Bottom Line. This doesn’t mean that the episode was without drama, of course, but it was zero sum drama. It’s not exactly news that Abi is actively ostracizing herself at every turn, and the strategizing between the other castaways isn’t anything that can’t be undone next week. “Survivor” could have just aired a clip show of Abi being insensitive to the human beings around her and the other castaways making various strategy decisions with potential implications that never entirely materialized, and then included a title card at the end informing us that Pete was voted out at this week’s tribal council. It would have roughly had the same effect.

And yet this season has been strong enough that even a filler episode works better than it has in past seasons. We might have already had our fill of Abi’s battle with everyone else on the island, but it remains a sign of good casting: not only do they have the crazy person who creates conflict, but they have people like Denise who are able to engage with them intelligently and become exasperated, or people like Lisa who respond in measured yet emotional ways that diversify the conversation. “Whiners are Wieners” is an episode you could easily skip—which may be why you’re reading this recap over your Thanksgiving break—but it’s nonetheless part of a season that remains the best in recent memory.

Other thoughts on this week’s episode:

*** It’s easy to forget that Carter is even part of this game until we get to the challenges. Even as the episode goes out of its way to try to suggest some kind of drama among the dominant alliance, Carter is completely shut out from the narrative.
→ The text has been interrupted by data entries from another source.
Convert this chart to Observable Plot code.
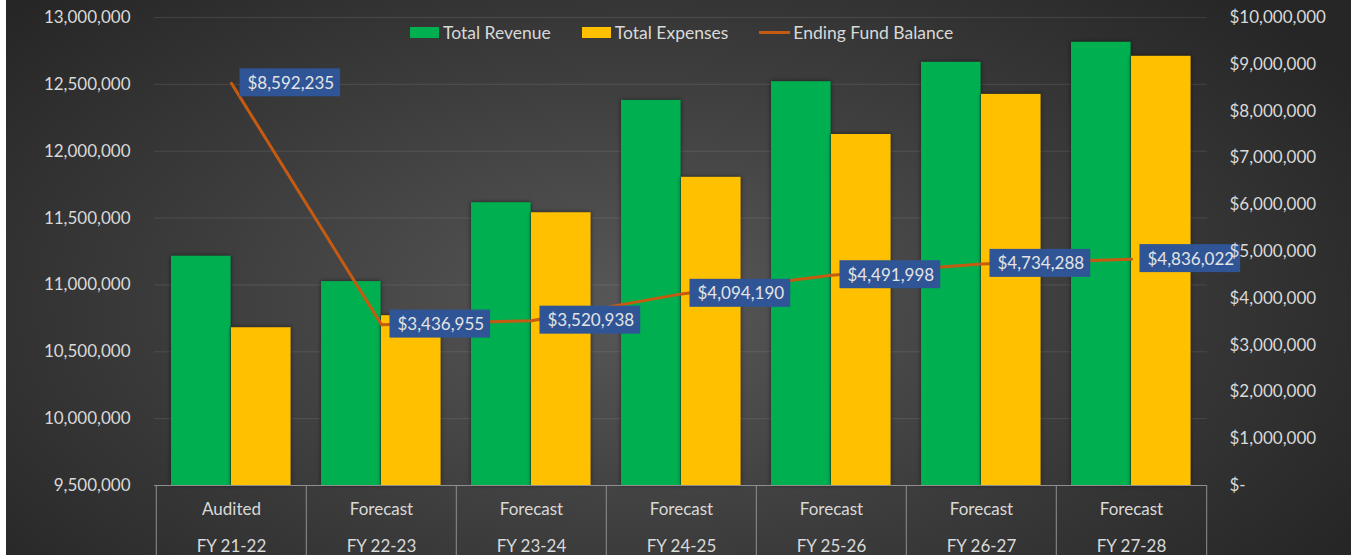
<!DOCTYPE html>
<html><head><meta charset="utf-8">
<script src="https://cdn.jsdelivr.net/npm/d3@7"></script>
<script src="https://cdn.jsdelivr.net/npm/@observablehq/plot@0.6"></script>
<style>
body{margin:0;background:#fff;}
#wrap{position:relative;margin-left:6px;width:1345px;height:555px;overflow:hidden;
  background: radial-gradient(ellipse 62% 80% at 47% 55%, #585858 0%, #3c3c3c 55%, #262626 100%);
  font-family:Lato, sans-serif;}
#legend{position:absolute;top:23px;left:404px;display:flex;align-items:center;color:#d9d9d9;font-size:17.5px;font-family:Lato,sans-serif;height:18px;}
#legend .it{display:flex;align-items:center;margin-right:31px;}
#legend .sw{width:29px;height:11px;margin-right:4px;}
#legend .ln{width:31px;height:3px;margin-right:3px;}
.bars rect{filter: drop-shadow(0px 0px 2px rgba(0,0,0,0.55));}
</style>
</head><body>
<div id="wrap"><div id="legend"></div></div>
<script>
const categories = ["FY 21-22","FY 22-23","FY 23-24","FY 24-25","FY 25-26","FY 26-27","FY 27-28"];
const stages = ["Audited","Forecast","Forecast","Forecast","Forecast","Forecast","Forecast"];
const revenue = [11215000, 11025000, 11615000, 12380000, 12520000, 12665000, 12815000];
const expenses = [10680000, 10770000, 11540000, 11805000, 12125000, 12425000, 12710000];
const balance = [8592235, 3436955, 3520938, 4094190, 4491998, 4734288, 4836022];
const leftTicks = [9500000,10000000,10500000,11000000,11500000,12000000,12500000,13000000];
const rightTicks = [0,1000000,2000000,3000000,4000000,5000000,6000000,7000000,8000000,9000000,10000000];
const rightTickLabels = ["$-","$1,000,000","$2,000,000","$3,000,000","$4,000,000","$5,000,000","$6,000,000","$7,000,000","$8,000,000","$9,000,000","$10,000,000"];
const seriesNames = ["Total Revenue","Total Expenses","Ending Fund Balance"];
const colors = {rev:"#00B050", exp:"#FFC000", bal:"#C55A11", box:"#2F5597"};

const yMin = leftTicks[0], yMax = leftTicks[leftTicks.length-1];
const rMax = rightTicks[rightTicks.length-1];
const toLeft = v => yMin + v / rMax * (yMax - yMin);

const rows = categories.map((c,i) => ({cat:c, stage:stages[i], revenue:revenue[i], expenses:expenses[i], balance:balance[i]}));
const txt = "#d9d9d9";
const fs = 17;
const fmtMoney = d3.format("$,");

const plot = Plot.plot({
  width:1345, height:555,
  marginLeft:148, marginRight:144, marginTop:17, marginBottom:70,
  style:{background:"transparent", fontFamily:"Lato, sans-serif", fontSize:fs+"px", color:txt},
  x:{domain:categories, padding:0, axis:null},
  y:{domain:[yMin,yMax], axis:null},
  marks:[
    Plot.ruleY(leftTicks.slice(1), {stroke:"#ffffff", strokeOpacity:0.1}),
    Plot.axisY(leftTicks, {anchor:"left", tickSize:0, tickPadding:24, tickFormat:d3.format(","), label:null, fill:txt, fontSize:fs}),
    Plot.barY(rows, {x:"cat", y1:() => yMin, y2:"revenue", fill:colors.rev, insetLeft:15, insetRight:75.4, className:"bars"}),
    Plot.barY(rows, {x:"cat", y1:() => yMin, y2:"expenses", fill:colors.exp, insetLeft:75, insetRight:15.4, className:"bars"}),
    Plot.ruleY([yMin], {stroke:"#8f8f8f", strokeWidth:1}),
    Plot.ruleX(categories, {x:d=>d, dx:-75.2, insetTop:468, insetBottom:-70, stroke:"#8f8f8f"}),
    Plot.ruleX([categories[categories.length-1]], {x:d=>d, dx:75.2, insetTop:468, insetBottom:-70, stroke:"#8f8f8f"}),
    Plot.text(rows, {x:"cat", text:"stage", frameAnchor:"bottom", dy:29, fill:txt, fontSize:fs}),
    Plot.text(rows, {x:"cat", text:"cat", frameAnchor:"bottom", dy:66, fill:txt, fontSize:fs}),
    Plot.line(rows, {x:"cat", y:d => toLeft(d.balance), stroke:colors.bal, strokeWidth:3}),
    Plot.text(rows, {x:"cat", y:d => toLeft(d.balance), text:d => fmtMoney(d.balance), dx:16, textAnchor:"start", fill:"#e4e4e4", fontSize:fs, className:"fundlabels"}),
    Plot.axisY(rightTicks.map(toLeft), {anchor:"right", tickSize:0, tickPadding:22, tickFormat:(d,i) => rightTickLabels[i], label:null, fill:txt, fontSize:fs, textAnchor:"start"})
  ]
});
const wrap = document.getElementById("wrap");
wrap.appendChild(plot);

// label boxes behind the fund balance labels
let labelTexts = Array.from(plot.querySelectorAll('.fundlabels text'));
if (!labelTexts.length) {
  labelTexts = Array.from(plot.querySelectorAll('g[aria-label="text"] text')).filter(t => t.textContent.startsWith("$"));
}
labelTexts.forEach(t => {
  const b = t.getBBox();
  const r = document.createElementNS("http://www.w3.org/2000/svg","rect");
  r.setAttribute("x", b.x - 8);
  r.setAttribute("width", b.width + 14);
  r.setAttribute("y", b.y + b.height/2 - 14);
  r.setAttribute("height", 28);
  r.setAttribute("fill", colors.box);
  r.setAttribute("stroke", "none");
  if (t.getAttribute("transform")) r.setAttribute("transform", t.getAttribute("transform"));
  t.parentNode.insertBefore(r, t);
});

// legend
const legend = document.getElementById("legend");
const items = [
  {name:seriesNames[0], color:colors.rev, kind:"sw"},
  {name:seriesNames[1], color:colors.exp, kind:"sw"},
  {name:seriesNames[2], color:colors.bal, kind:"ln"}
];
items.forEach(it => {
  const d = document.createElement("div"); d.className = "it";
  const s = document.createElement("span"); s.className = it.kind; s.style.background = it.color;
  const l = document.createElement("span"); l.textContent = it.name;
  d.appendChild(s); d.appendChild(l); legend.appendChild(d);
});
</script>
</body></html>
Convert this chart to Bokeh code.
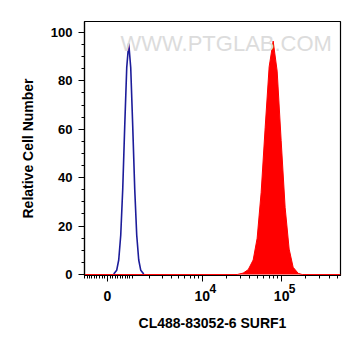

I look forward to Dan’s exit interview, if only to hear what Carter spent his days doing. I bet he skips a lot of rocks.

*** One could say that Abi is a piece of great casting, but in truth it’s the people around her who made it work: Pete’s willingness to support her madness, and Lisa’s honesty about her frustration with it, were far more important to her longevity and engagement in the game.  It’s a really well-cast season on the whole, and in a weaker season I could see Abi completely derailing the game instead of proving a valuable piece of the puzzle.

*** I remain most invested in Malcolm and Denise, so their choice to make an alliance at this point is concerning to me. I understand why they made the choice they did: Penner and Carter are both greater threats (See: Immunity Challenge) and Lisa is the very model of a fourth-place finisher based on her struggles with more physical challenges. I do just worry that being the person to make that decision and push it does place you in a risky position, and I would hate to see either of them leave any time soon.

*** Dan will be back next week, but thanks to him for letting me fill in. I really can’t emphasize enough how transformative this season has been for my appreciation for the series, as I’m finally excited about it again. Hopefully the rest of the season lives up to the expectation.

Did you feel any degree of sympathy for Abi's cultural confusion? And does Pete's uneventful exit match his quality of gameplay?